You’ve heard of tap saga. Now prepare yourself for… Damp Saga. The story of one man’s quest to conquer the Forces of Dampness that threaten to overthrow his way of life, turning everything slightly moist and, upon close inspection, slightly mouldy.
I am currently battling dampness on four war-torn fronts.
From the north, the paint on the bathroom windowframe and windowsill has worn away to a point where wood is visible. This is because, in their infinite wisdom, previous owners of the house positioned the bath under the window, so when you have a shower you spray the whole window area with water.
From above, the new loft insulation I fitted last year is keeping the house warm, but it’s also keeping the loft damp, with condensation forming to such a degree that in very cold weather it effectively rains in there. Everything we store in the loft is now under tarpaulins, except for the things we didn’t cover in time, which are ruined. I have fitted new vents to the roof to get some fresh air through it and eliminate this unwelcome indoor microclimate.
From below, the very high water table in this area (the whole housing estate might be built in what is technically a lake) means that in anything less than drought conditions the lawn is often under an inch of water. My neighbour has an elaborate plan to resolve this by digging big holes, creating new soakaway pits and laying pipes, though I can’t help feeling that his plan will only succeed if they are big enough to absorb all the rain in this area of Hampshire.

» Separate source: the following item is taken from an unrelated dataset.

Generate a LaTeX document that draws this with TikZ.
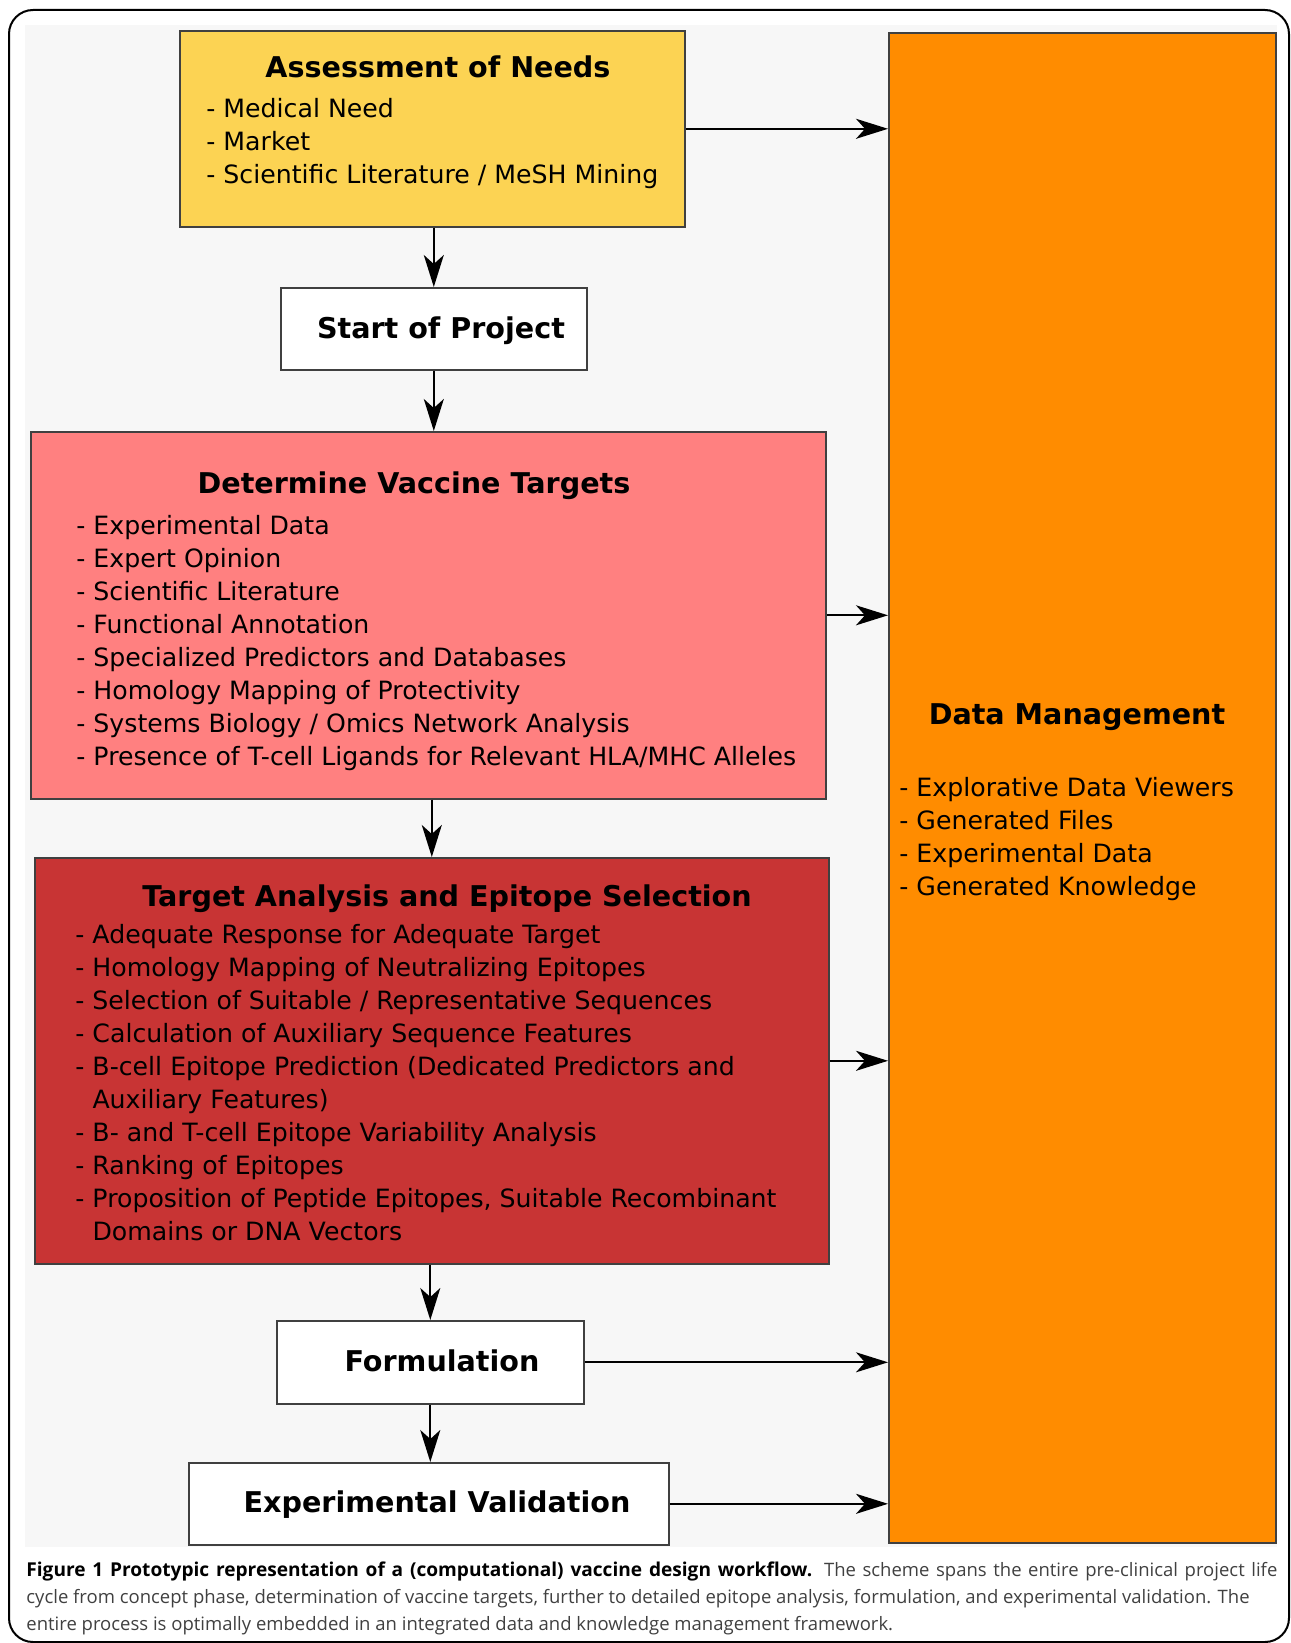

And from the west, water running downhill through a series of back gardens is now making its way through the wall of the garage, where it turns out the woodwork starts below ground level. This means that, now the monsoon season has arrived in the loft, we have nowhere to store anything that we wish to keep dry. A big damp patch is creeping across the floor and fixing it is going to involve removing a whole line of garden fence and digging up part of next door’s garden. I have made a half baked effort to deal with the symptoms using wood preserver and cutting holes in the garage wall to allow air in. I do not feel hopeful about this.
Unlike #tapsaga, there is no satisfying ending to this where, after a hundred frustrating steps, everything works out. This saga is just an ongoing list of damp situations. Thankfully the inside of my car is still dry, most of the time, so I have decided to live there instead. Please send towels and talcum powder.